Fixed Bug: Capitalists Were Refusing to Pay Their Workers

The way that Paradox has implemented copy protection reflects the way that they build their games. If you don't have access to the patch forum (which you have to posess a legitimate CD key to access), or if you don't buy the latest expansion, your game rapidly becomes tiring, and then boring, and then agonizing, as all of your friends are off somewhere playing with the new subsystem and you're left with a product which is clearly incomplete.

Compare this to a game like Company of Heroes, where the opposite situation is in effect: people frequently talk about how they only wish they could go back to a time before the expansions, when the Brits and PE were not in the game and all multiplayer ladder games could only be between what are considered the most balanced, interesting sides: Americans and Wehrmacht.

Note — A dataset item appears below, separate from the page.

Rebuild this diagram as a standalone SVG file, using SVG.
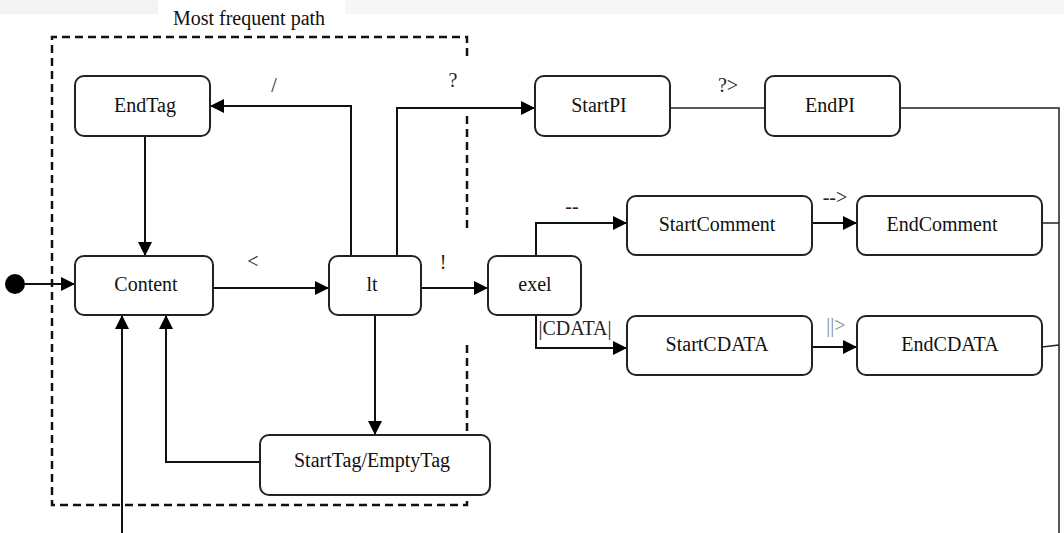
<svg xmlns="http://www.w3.org/2000/svg" width="1064" height="533" viewBox="0 0 1064 533">
<style>
.node rect{fill:#fff;stroke:#222;stroke-width:2}
text{font-family:"Liberation Serif","Times New Roman",serif;font-size:20px;fill:#111}
.nt{text-anchor:middle}
.lbl{text-anchor:middle;fill:#222}
.c{fill:none;stroke:#111;stroke-width:2}
.thin{fill:none;stroke:#222;stroke-width:1.5}
.frame{fill:none;stroke:#111;stroke-width:2.5;stroke-dasharray:8 5}
</style>
<defs>
<marker id="ah" markerUnits="userSpaceOnUse" markerWidth="14" markerHeight="14" refX="14" refY="7" orient="auto">
<path d="M0,0 L14,7 L0,14 z" fill="#000"/>
</marker>
</defs>
<rect x="0" y="0" width="1064" height="533" fill="#fff"/>
<rect x="0" y="0" width="158" height="14" fill="#f4f4f4"/>
<rect x="345" y="0" width="719" height="14" fill="#f6f6f6"/>

<g id="frame">
<path class="frame" d="M467,56 V37 H52 V505 H467 V340"/>
<path class="frame" d="M467,116 V233"/>
<text x="249" y="25" class="nt">Most frequent path</text>
</g>

<g id="connectors">
<circle cx="15" cy="284" r="10" fill="#000"/>
<path class="c" d="M25,284 H75" marker-end="url(#ah)"/>
<path class="c" d="M145,136 V256" marker-end="url(#ah)"/>
<path class="c" d="M213,288 H329" marker-end="url(#ah)"/>
<path class="c" d="M351,256 V106 H210" marker-end="url(#ah)"/>
<path class="c" d="M397,256 V108 H535" marker-end="url(#ah)"/>
<path class="c" d="M421,288 H488" marker-end="url(#ah)"/>
<path class="c" d="M375,315 V435" marker-end="url(#ah)"/>
<path class="c" d="M260,462 H166 V315" marker-end="url(#ah)"/>
<path class="c" d="M122,533 V315" marker-end="url(#ah)"/>
<path class="thin" d="M670,108 H765"/>
<path class="thin" d="M900,108 H1059 V533"/>
<path class="c" d="M536,256 V223 H627" marker-end="url(#ah)"/>
<path class="c" d="M536,315 V348 H627" marker-end="url(#ah)"/>
<path class="c" d="M812,223 H857" marker-end="url(#ah)"/>
<path class="c" d="M812,347 H857" marker-end="url(#ah)"/>
<path class="thin" d="M1042,223 H1059"/>
<path class="thin" d="M1042,347 L1059,345"/>
<text x="274" y="92" class="lbl">/</text>
<text x="453" y="87" class="lbl">?</text>
<text x="253" y="268" class="lbl">&lt;</text>
<text x="443" y="269" class="lbl">!</text>
<text x="728" y="92" class="lbl">?&gt;</text>
<text x="572" y="213" class="lbl">--</text>
<text x="835" y="204" class="lbl">--&gt;</text>
<text x="836" y="332" class="lbl" style="fill:#888">||&gt;</text>
<text x="575" y="335" class="lbl">|CDATA|</text>
</g>

<g id="EndTag" class="node"><rect x="75" y="76" width="135" height="60" rx="9"/><text x="145" y="112" class="nt">EndTag</text></g>
<g id="Content" class="node"><rect x="75" y="256" width="138" height="59" rx="9"/><text x="146" y="291" class="nt">Content</text></g>
<g id="lt" class="node"><rect x="329" y="256" width="92" height="59" rx="9"/><text x="372" y="291" class="nt">lt</text></g>
<g id="StartTag" class="node"><rect x="260" y="435" width="230" height="60" rx="9"/><text x="372" y="467" class="nt">StartTag/EmptyTag</text></g>
<g id="exel" class="node"><rect x="488" y="256" width="93" height="59" rx="9"/><text x="535" y="291" class="nt">exel</text></g>
<g id="StartPI" class="node"><rect x="535" y="76" width="135" height="60" rx="9"/><text x="599" y="112" class="nt">StartPI</text></g>
<g id="EndPI" class="node"><rect x="765" y="76" width="135" height="60" rx="9"/><text x="830" y="112" class="nt">EndPI</text></g>
<g id="StartComment" class="node"><rect x="627" y="196" width="185" height="59" rx="9"/><text x="717" y="231" class="nt">StartComment</text></g>
<g id="EndComment" class="node"><rect x="857" y="196" width="185" height="59" rx="9"/><text x="942" y="231" class="nt">EndComment</text></g>
<g id="StartCDATA" class="node"><rect x="627" y="316" width="185" height="59" rx="9"/><text x="717" y="351" class="nt">StartCDATA</text></g>
<g id="EndCDATA" class="node"><rect x="857" y="316" width="185" height="59" rx="9"/><text x="950" y="351" class="nt">EndCDATA</text></g>
</svg>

In both cases the question is complexity: Paradox games can't possibly have enough of it, and Company of Heroes would probably benefit from the simplification of a situation that was made more complex. In the case of CoH the additional sides would have been more welcome if they'd been better designed... but the point stands, the game was 'good enough' back in the day. Nobody has ever said that about a Paradox game. Even if a new system isn't designed exactly correctly, it's still a welcome addition (I'm leaving the worst Paradox game, Hearts of Iron, out of the equation entirely cos it's lame).

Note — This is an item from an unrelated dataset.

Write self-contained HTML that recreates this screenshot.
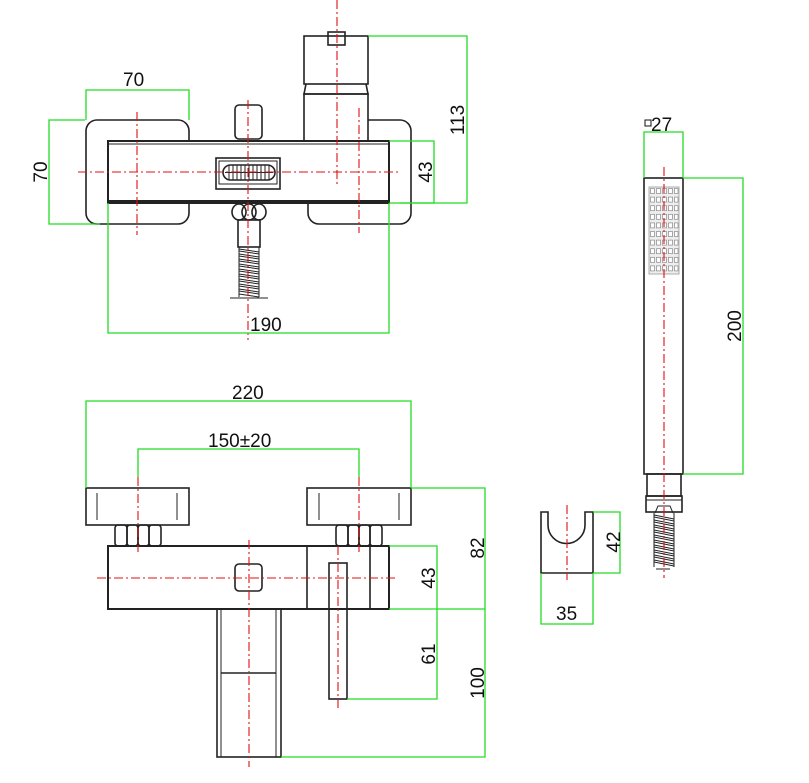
<!DOCTYPE html>
<html><head><meta charset="utf-8"><style>
html,body{margin:0;padding:0;background:#fff}
svg{display:block}
text{font-family:"Liberation Sans",sans-serif;font-size:19px;fill:#111}
.k{fill:none;stroke:#222;stroke-width:1.6}
.kt{fill:none;stroke:#222;stroke-width:1}
.g{fill:none;stroke:#22dd22;stroke-width:1.3}
.r{fill:none;stroke:#e01010;stroke-width:1.1;stroke-dasharray:9 3 2 3}
.gr{fill:none;stroke:#999;stroke-width:0.8}
</style></head><body>
<svg width="809" height="783" viewBox="0 0 809 783" xmlns="http://www.w3.org/2000/svg">
<!-- ===== TOP VIEW ===== -->
<rect class="k" x="86" y="120" width="103" height="104" rx="11"/>
<path class="k" d="M368 120 H400 a11 11 0 0 1 11 11 V213 a11 11 0 0 1 -11 11 H319 a11 11 0 0 1 -11 -11 V203"/>
<rect x="108" y="141" width="281" height="62" fill="#fff" stroke="#222" stroke-width="2"/>
<line class="kt" x1="108" y1="144" x2="389" y2="144"/>
<line x1="108" y1="201" x2="389" y2="201" stroke="#222" stroke-width="2"/>
<!-- cylinder -->
<rect class="k" x="304" y="36" width="64" height="48" fill="#fff"/>
<rect class="k" x="328" y="32" width="17" height="13" fill="#fff"/>
<path class="k" d="M306 84 L304 94 H368 L366 84"/>
<rect class="k" x="304" y="94" width="64" height="47" fill="#fff"/>
<!-- knob -->
<rect class="k" x="235" y="105" width="27" height="34" rx="4"/>
<!-- slot -->
<rect class="k" x="216" y="158" width="64" height="31"/>
<rect class="kt" x="219" y="161" width="58" height="23"/>
<rect class="k" x="223" y="165" width="52" height="15" rx="7.5"/>
<g class="kt"><path d="M229 165v15M233 165v15M237 165v15M241 165v15M245 165v15M249 165v15M253 165v15M257 165v15M261 165v15M265 165v15M269 165v15"/><path d="M225 172.5H273"/></g>
<!-- nut + hose -->
<g class="k"><ellipse cx="239" cy="212" rx="7" ry="8"/><ellipse cx="249" cy="212" rx="7" ry="8"/><ellipse cx="259" cy="212" rx="7" ry="8"/></g>
<rect class="k" x="238" y="220" width="22" height="27"/>
<g class="kt">
<path d="M239 247v50M259 247v50M230 298h38"/>
<path d="M239 249l20 3M239 254l20 3M239 259l20 3M239 264l20 3M239 269l20 3M239 274l20 3M239 279l20 3M239 284l20 3M239 289l20 3M239 294l20 3"/>
<path d="M239 251l20 3M239 256l20 3M239 261l20 3M239 266l20 3M239 271l20 3M239 276l20 3M239 281l20 3M239 286l20 3M239 291l20 3"/>
</g>
<!-- centerlines -->
<line class="r" x1="78" y1="172" x2="400" y2="172"/>
<line class="r" x1="137" y1="112" x2="137" y2="235"/>
<line class="r" x1="248" y1="100" x2="248" y2="340"/>
<line class="r" x1="337" y1="0" x2="337" y2="186"/>
<line class="r" x1="359" y1="108" x2="359" y2="233"/>
<!-- dims -->
<path class="g" d="M86 120V90H189V120"/>
<text x="123" y="86">70</text>
<path class="g" d="M85 120H49V224H100"/>
<text transform="translate(47,172) rotate(-90)" text-anchor="middle">70</text>
<path class="g" d="M389 141H434V203H389"/>
<text transform="translate(432,172) rotate(-90)" text-anchor="middle">43</text>
<path class="g" d="M368 36H467V203H400"/>
<text transform="translate(464,120) rotate(-90)" text-anchor="middle">113</text>
<path class="g" d="M108 203V333H389V203"/>
<text x="250" y="331">190</text>

<!-- ===== FRONT VIEW ===== -->
<rect class="k" x="86" y="488" width="103" height="37"/>
<path class="kt" d="M97 493v27M177 493v27"/>
<rect class="k" x="307" y="488" width="104" height="37"/>
<path class="kt" d="M319 493v27M399 493v27"/>
<g class="k">
<rect x="115" y="525" width="12" height="21" rx="3"/><rect x="127" y="525" width="11" height="21" rx="3"/><rect x="138" y="525" width="11" height="21" rx="3"/><rect x="149" y="525" width="12" height="21" rx="3"/>
<rect x="336" y="525" width="12" height="21" rx="3"/><rect x="348" y="525" width="11" height="21" rx="3"/><rect x="359" y="525" width="11" height="21" rx="3"/><rect x="370" y="525" width="12" height="21" rx="3"/>
</g>
<rect x="108" y="546" width="281" height="63" fill="none" stroke="#222" stroke-width="2"/>
<path class="k" d="M307 546v63M370 546v63"/>
<rect class="k" x="235" y="564" width="27" height="27" rx="4"/>
<rect class="k" x="329" y="563" width="18" height="136" fill="#fff"/>
<rect class="k" x="217" y="609" width="64" height="148"/>
<path class="kt" d="M221 609v148M276 609v148"/>
<path class="k" d="M221 673h55"/>
<line class="r" x1="97" y1="578" x2="395" y2="578"/>
<line class="r" x1="138" y1="477" x2="138" y2="552"/>
<line class="r" x1="359" y1="477" x2="359" y2="552"/>
<line class="r" x1="249" y1="540" x2="249" y2="767"/>
<line class="r" x1="338" y1="546" x2="338" y2="708"/>
<path class="g" d="M86 488V401H411V488"/>
<text x="232" y="399">220</text>
<path class="g" d="M138 477V449H359V477"/>
<text x="208" y="447">150±20</text>
<path class="g" d="M411 488H485V609H389"/>
<text transform="translate(484,548) rotate(-90)" text-anchor="middle">82</text>
<path class="g" d="M389 546H437V699H347"/>
<text transform="translate(435,578) rotate(-90)" text-anchor="middle">43</text>
<text transform="translate(435,654) rotate(-90)" text-anchor="middle">61</text>
<path class="g" d="M485 609V757H281"/>
<text transform="translate(484,683) rotate(-90)" text-anchor="middle">100</text>

<!-- ===== HAND SHOWER ===== -->
<rect class="k" x="644" y="178" width="39" height="296"/>
<g class="gr">
<rect x="649" y="187" width="30" height="87" fill="#eee"/>
</g>
<g fill="#fff" stroke="#888" stroke-width="0.7" id="noz">
<rect x="650.5" y="188.5" width="4" height="5"/><rect x="656.5" y="188.5" width="4" height="5"/><rect x="662.5" y="188.5" width="4" height="5"/><rect x="668.5" y="188.5" width="4" height="5"/><rect x="674.5" y="188.5" width="3.5" height="5"/>
</g>
<use href="#noz" y="8.6"/><use href="#noz" y="17.2"/><use href="#noz" y="25.8"/><use href="#noz" y="34.4"/><use href="#noz" y="43"/><use href="#noz" y="51.6"/><use href="#noz" y="60.2"/><use href="#noz" y="68.8"/><use href="#noz" y="77.4"/>
<rect class="k" x="647" y="474" width="34" height="22"/>
<rect class="k" x="646" y="496" width="36" height="16"/>
<path class="kt" d="M646 500h36M655 513l3-7h12l3 7"/>
<g class="kt">
<path d="M654 513v54M674 513v54M656 569h14"/>
<path d="M654 515l20 4M654 520l20 4M654 525l20 4M654 530l20 4M654 535l20 4M654 540l20 4M654 545l20 4M654 550l20 4M654 555l20 4M654 560l20 4"/>
<path d="M654 517l20 4M654 522l20 4M654 527l20 4M654 532l20 4M654 537l20 4M654 542l20 4M654 547l20 4M654 552l20 4M654 557l20 4M654 562l20 4"/>
</g>
<line class="r" x1="664" y1="167" x2="664" y2="578"/>
<path class="g" d="M644 178V132H683V178"/>
<rect x="645" y="120" width="6" height="6" fill="none" stroke="#111" stroke-width="1"/>
<text x="651" y="131">27</text>
<path class="g" d="M683 178H743V474H683"/>
<text transform="translate(741,326) rotate(-90)" text-anchor="middle">200</text>

<!-- holder -->
<path class="k" d="M541 512V573H593V512H585V525A18.5 18.5 0 0 1 548 525V512Z"/>
<line class="r" x1="567" y1="505" x2="567" y2="580"/>
<path class="g" d="M593 512H620V573H593"/>
<text transform="translate(620,542) rotate(-90)" text-anchor="middle">42</text>
<path class="g" d="M541 573V624H593V573"/>
<text x="556" y="620">35</text>
</svg>
</body></html>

Which situation is better? I think Relic has made the better game, overall. Most of the time when Paradox fixes or upgrades something, like the colonial system in the new Victoria II expansion A Heart of Darkness (finally, a Conrad reference in video games that's actually appropriate!) it just gives you something else to worry about. Now you need to build a navy and micromanage your colonies more intensely to do what you were able to do in a simpler way in the last expansion, to basically no effect. The aspect of 'colonial competition' is still there, the Scramble for Africa in-game is still crazy and highly competetive, it's just more busywork. And gradually, like the enhanced factory system in Victoria II which vastly improved on its predecessor by featuring actual supply and demand, it will become part of the background noise that seasoned mapgamers take for granted.

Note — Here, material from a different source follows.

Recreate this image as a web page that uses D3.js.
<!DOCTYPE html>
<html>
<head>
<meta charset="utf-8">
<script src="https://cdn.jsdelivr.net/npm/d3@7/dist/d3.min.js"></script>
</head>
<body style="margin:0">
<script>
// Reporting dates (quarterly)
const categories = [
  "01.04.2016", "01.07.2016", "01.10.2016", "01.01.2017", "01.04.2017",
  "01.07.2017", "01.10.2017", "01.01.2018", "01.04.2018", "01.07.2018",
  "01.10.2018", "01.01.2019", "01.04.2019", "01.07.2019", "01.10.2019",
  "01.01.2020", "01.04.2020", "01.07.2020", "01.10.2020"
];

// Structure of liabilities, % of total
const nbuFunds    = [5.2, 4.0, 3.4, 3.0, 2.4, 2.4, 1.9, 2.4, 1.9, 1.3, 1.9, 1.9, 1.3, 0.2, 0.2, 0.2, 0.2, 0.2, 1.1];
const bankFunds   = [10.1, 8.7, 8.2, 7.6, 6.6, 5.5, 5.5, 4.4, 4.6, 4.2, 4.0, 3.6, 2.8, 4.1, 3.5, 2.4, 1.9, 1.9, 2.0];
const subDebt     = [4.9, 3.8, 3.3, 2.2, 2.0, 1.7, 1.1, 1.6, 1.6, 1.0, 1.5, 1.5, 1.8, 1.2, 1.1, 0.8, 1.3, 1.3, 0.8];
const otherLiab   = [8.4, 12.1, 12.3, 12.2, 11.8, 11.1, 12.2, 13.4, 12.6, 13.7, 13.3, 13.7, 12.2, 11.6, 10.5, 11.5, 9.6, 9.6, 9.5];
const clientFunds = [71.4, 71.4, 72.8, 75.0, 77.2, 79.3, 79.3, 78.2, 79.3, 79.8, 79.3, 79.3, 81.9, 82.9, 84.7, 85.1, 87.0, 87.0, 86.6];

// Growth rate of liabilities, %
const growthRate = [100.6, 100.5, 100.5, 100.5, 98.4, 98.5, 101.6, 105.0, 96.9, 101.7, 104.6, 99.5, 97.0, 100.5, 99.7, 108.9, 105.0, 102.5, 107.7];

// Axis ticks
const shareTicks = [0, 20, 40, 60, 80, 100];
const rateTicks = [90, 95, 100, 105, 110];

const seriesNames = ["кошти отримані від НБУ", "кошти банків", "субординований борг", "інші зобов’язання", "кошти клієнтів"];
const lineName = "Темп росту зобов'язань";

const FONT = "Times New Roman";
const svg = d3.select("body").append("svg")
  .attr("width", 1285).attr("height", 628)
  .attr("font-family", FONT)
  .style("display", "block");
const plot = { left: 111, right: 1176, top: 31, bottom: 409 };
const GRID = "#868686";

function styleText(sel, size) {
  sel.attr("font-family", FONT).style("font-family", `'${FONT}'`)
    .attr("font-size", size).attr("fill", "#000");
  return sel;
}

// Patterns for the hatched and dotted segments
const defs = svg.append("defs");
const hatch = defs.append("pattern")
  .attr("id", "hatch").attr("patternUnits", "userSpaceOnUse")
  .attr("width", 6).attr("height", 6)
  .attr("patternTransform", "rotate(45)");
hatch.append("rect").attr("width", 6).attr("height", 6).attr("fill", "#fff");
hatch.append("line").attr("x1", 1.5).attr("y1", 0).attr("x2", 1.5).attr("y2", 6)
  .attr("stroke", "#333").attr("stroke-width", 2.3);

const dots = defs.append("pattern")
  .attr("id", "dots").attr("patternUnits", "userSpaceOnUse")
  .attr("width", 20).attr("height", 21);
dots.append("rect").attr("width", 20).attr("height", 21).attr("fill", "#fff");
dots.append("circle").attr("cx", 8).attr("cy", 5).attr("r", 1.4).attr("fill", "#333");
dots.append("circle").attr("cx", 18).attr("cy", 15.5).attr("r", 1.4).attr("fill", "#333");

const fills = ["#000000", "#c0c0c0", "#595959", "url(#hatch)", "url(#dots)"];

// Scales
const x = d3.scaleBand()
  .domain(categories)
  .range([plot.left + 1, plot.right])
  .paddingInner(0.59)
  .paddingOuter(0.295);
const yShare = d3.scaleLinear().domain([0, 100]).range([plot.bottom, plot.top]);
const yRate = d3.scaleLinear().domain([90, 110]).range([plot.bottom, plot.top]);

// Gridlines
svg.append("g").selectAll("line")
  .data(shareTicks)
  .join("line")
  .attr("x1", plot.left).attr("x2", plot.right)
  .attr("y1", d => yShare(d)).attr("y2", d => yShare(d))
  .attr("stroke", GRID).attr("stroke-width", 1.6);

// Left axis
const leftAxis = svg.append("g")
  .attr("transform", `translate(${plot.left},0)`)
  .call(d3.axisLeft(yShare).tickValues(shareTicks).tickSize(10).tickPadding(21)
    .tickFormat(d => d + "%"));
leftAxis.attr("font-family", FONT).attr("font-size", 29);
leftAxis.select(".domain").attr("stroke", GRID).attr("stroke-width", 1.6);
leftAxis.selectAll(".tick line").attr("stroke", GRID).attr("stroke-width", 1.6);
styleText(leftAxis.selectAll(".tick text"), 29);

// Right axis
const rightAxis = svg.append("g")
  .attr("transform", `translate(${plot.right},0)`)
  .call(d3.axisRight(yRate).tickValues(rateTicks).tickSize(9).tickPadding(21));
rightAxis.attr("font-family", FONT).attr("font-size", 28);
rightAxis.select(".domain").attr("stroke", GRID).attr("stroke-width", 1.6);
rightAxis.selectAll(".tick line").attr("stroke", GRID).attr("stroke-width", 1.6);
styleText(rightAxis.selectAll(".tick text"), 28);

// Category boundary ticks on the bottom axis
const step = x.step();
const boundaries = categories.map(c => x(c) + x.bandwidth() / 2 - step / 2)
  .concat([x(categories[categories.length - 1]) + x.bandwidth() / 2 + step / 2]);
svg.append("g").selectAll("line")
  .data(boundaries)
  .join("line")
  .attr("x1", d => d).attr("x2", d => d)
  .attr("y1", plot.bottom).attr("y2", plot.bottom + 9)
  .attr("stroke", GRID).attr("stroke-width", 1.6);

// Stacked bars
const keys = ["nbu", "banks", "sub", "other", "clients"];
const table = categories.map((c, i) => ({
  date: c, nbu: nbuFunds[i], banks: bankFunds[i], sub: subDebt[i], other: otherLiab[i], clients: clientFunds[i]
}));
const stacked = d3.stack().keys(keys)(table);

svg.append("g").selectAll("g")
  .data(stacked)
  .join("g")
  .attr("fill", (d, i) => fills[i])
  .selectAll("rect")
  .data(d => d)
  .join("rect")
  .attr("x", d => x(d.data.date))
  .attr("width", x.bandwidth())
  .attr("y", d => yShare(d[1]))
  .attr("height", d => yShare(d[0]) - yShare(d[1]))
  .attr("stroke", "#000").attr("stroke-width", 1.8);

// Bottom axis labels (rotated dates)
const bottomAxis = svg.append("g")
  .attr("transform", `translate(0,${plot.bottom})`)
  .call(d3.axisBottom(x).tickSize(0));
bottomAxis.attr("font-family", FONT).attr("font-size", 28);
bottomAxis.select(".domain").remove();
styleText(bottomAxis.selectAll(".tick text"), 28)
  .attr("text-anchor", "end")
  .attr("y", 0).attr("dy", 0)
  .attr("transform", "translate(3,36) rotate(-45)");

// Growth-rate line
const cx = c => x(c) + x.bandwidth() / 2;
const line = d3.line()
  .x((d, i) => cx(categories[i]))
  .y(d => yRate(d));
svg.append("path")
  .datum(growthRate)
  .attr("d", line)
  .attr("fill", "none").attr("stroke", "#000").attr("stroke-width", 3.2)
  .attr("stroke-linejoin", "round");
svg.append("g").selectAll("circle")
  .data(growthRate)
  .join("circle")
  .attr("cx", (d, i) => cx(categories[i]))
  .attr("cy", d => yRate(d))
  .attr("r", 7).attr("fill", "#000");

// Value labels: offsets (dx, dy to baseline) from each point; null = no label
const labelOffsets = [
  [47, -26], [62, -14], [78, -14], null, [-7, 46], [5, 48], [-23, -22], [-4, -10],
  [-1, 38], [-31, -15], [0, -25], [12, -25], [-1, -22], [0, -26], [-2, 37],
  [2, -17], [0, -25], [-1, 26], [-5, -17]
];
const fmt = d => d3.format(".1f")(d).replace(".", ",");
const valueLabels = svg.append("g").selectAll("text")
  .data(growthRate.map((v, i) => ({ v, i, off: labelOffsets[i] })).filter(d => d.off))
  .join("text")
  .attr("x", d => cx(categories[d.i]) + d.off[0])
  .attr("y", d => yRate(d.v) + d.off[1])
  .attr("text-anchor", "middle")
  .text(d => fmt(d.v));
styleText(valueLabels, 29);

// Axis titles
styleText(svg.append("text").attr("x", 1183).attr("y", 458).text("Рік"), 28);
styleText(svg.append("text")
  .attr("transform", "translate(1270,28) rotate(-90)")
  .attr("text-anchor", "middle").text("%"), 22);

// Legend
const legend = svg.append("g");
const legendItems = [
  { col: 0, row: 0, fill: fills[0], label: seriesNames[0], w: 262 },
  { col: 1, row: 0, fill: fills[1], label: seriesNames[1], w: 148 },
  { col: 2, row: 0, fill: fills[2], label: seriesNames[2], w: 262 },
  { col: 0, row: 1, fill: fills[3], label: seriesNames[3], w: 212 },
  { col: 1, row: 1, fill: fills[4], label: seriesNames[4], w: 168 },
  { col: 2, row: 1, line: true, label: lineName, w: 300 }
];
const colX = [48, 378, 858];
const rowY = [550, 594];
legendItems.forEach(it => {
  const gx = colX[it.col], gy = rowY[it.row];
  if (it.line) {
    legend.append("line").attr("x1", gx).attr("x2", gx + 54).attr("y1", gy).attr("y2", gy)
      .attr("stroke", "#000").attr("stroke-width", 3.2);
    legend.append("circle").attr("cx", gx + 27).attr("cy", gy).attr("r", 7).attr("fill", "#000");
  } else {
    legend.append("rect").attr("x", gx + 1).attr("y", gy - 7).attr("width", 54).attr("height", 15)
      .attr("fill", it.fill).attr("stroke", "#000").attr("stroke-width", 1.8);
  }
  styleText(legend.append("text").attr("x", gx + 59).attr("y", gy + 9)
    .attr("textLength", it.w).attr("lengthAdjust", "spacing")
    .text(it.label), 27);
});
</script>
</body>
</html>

So there's nothing wrong with increased complexity, but when that's all that's being added to your game- more endless popups for trivial election issue debates that modify one tenth of your pops in one state on one issue, more time clicking 'upgrade railroad' (the most recent patch fixes this!), more newspapers with five cut-and-paste event descriptions from countries you don't care about, etc. the fatigue sets in quicker and quicker. People frequently play the "new" Paradox game, expansion, patch, whatever, continuously for days and then quit entirely. It's been literally years since I've played Europa Universalis. The Anno games are like this too. Totally engrossing once the new material arrives, grating once it's been assimilated. The relationship to addiction ("Ich bin ein Anno-holic!") is clear- and as I mentioned in the first paragraph, it's what Paradox has built its business on.

Meanwhile CoH has remained relatively unchanged for years and still draws a consistently high rate of interest. Part of that is the fact that multiplayer is the main draw of the game, and the community and its strategic camps (called the "metagame") have kept things fresh for the better part of a decade now, with new 'styles' of play becoming dominant and fading away, and the sheer variety of human thought and action, as compressed into build orders, teching strats and micro, standing in for computer opponents and busywork augmented by unweidly interfaces and lists of percentage modifiers that would actually be easier to understand if they were in a literal spreadsheet.

I like these games a lot and to be fair Paradox does what nobody else even thinks about doing, I'm just saying that maybe the Relic approach, as embodied in the early Company of Heroes game, of selecting complexity instead of amplifying it across the board, and maybe going back to basics and designing a new game from principles other than those that guided the first Europa Universalis (when there were 8 playable countries or something and everything outside of Europe was a complete black hole) way back in the day, might be a better approach than emulating Dwarf Fortress and trying to smother boredom by ever-greater applications of shit to worry about.